Ja, ich möchte nur lieben - das ist alles, wonach ich mich sehne - und wie oft kann ich das nicht, sondern bin einfach leer ... und ich spüre die Verschwendung der Zeit.
Es gibt Menschen in meinem Leben, die ich nicht mehr sehe, obwohl ich mich nach ihnen sehne. Ich bin für manche Menschen zu direkt, zu ehrlich, zu konfrontativ oder zu viel Gefühl. Je nach dem. Mein Weg ist nicht für jeden gehbar. Der Weg anderer ist für mich ja auch nicht gehbar. Andere Menschen sind einfach mit ihren Prozessen beschäftigt oder das Leben hat sie wo anders hin verschlagen. So wie es mich ja auch zu einer ganz anderen Frau gemacht hat, als ich vor zehn Jahren noch war. Und da sind Menschen dabei, da habe ich keine Worte dafür, wie sehr ich sie vermisse.

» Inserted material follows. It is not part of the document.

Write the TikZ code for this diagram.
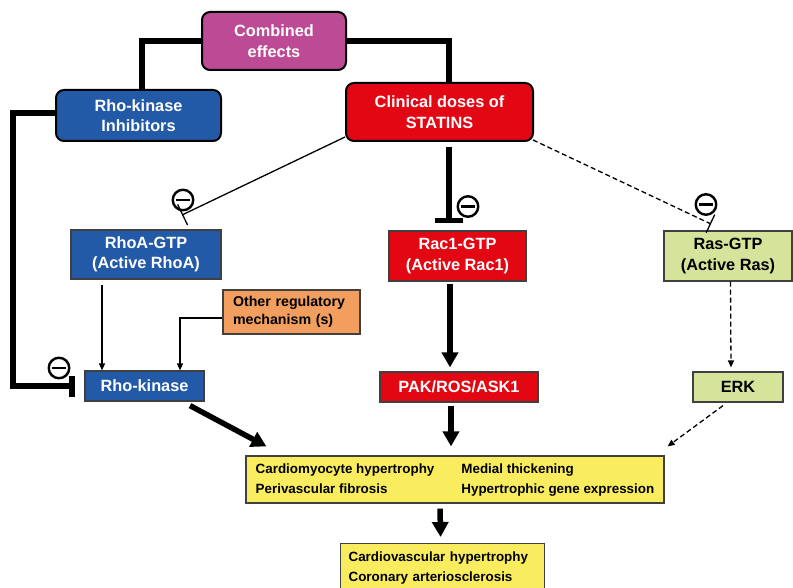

Früher hätte ich irgendetwas erfunden um diese Menschen doof zu finden oder eine Streit vom Zaun gebrochen um die Distanz besser auszuhalten - aber ehrlich gesagt mag ich diese Projektionsausweichmanöver nicht mehr - und jetzt fühle ich den Abschiedsschmerz. Es ist so, wie es ist und genau jetzt in diesem Moment ist die beste Lösung und dennoch tut es weh. Sau weh. Ich glaube, dass ist, was der süße Schmerz genannt wird. Ich liebe und sehne mich und spüre die Leerstelle und den Trennungsschmerz. Dennoch ist es gut so, wie es ist. Und ich begreife langsam, so ist das einfach zwischen Menschen - so wird es immer sein - und keiner kann was dafür, jeder verkraftet eben andere Dinge, hat andere Wege seine Lektionen zu meistern und selbst die Überlebensstrategie der Projektion, des dem anderen Schuld geben - ist Not-wehr. Es sagt sich einfach, dass sich doch alle mit ihrem Kram auseinander setzen sollen, aber ich weiß inzwischen, wie schwer das ist und wie lang das dauert und wie oft ich, obwohl ich so viel an mir gearbeitet habe, dennoch nicht bei mir bin... mein Fazit wird immer klarer, ich kann alle nur da lassen, wo sie sind und darf lernen, dass ich Begegnungen als Geschenke annehme – als Kostbarkeiten, was sie sind. What a wonderful world.


Acryl auf Papier, 40 x 50 cm, gerahmt
Be happy - more & more - everyday, my love.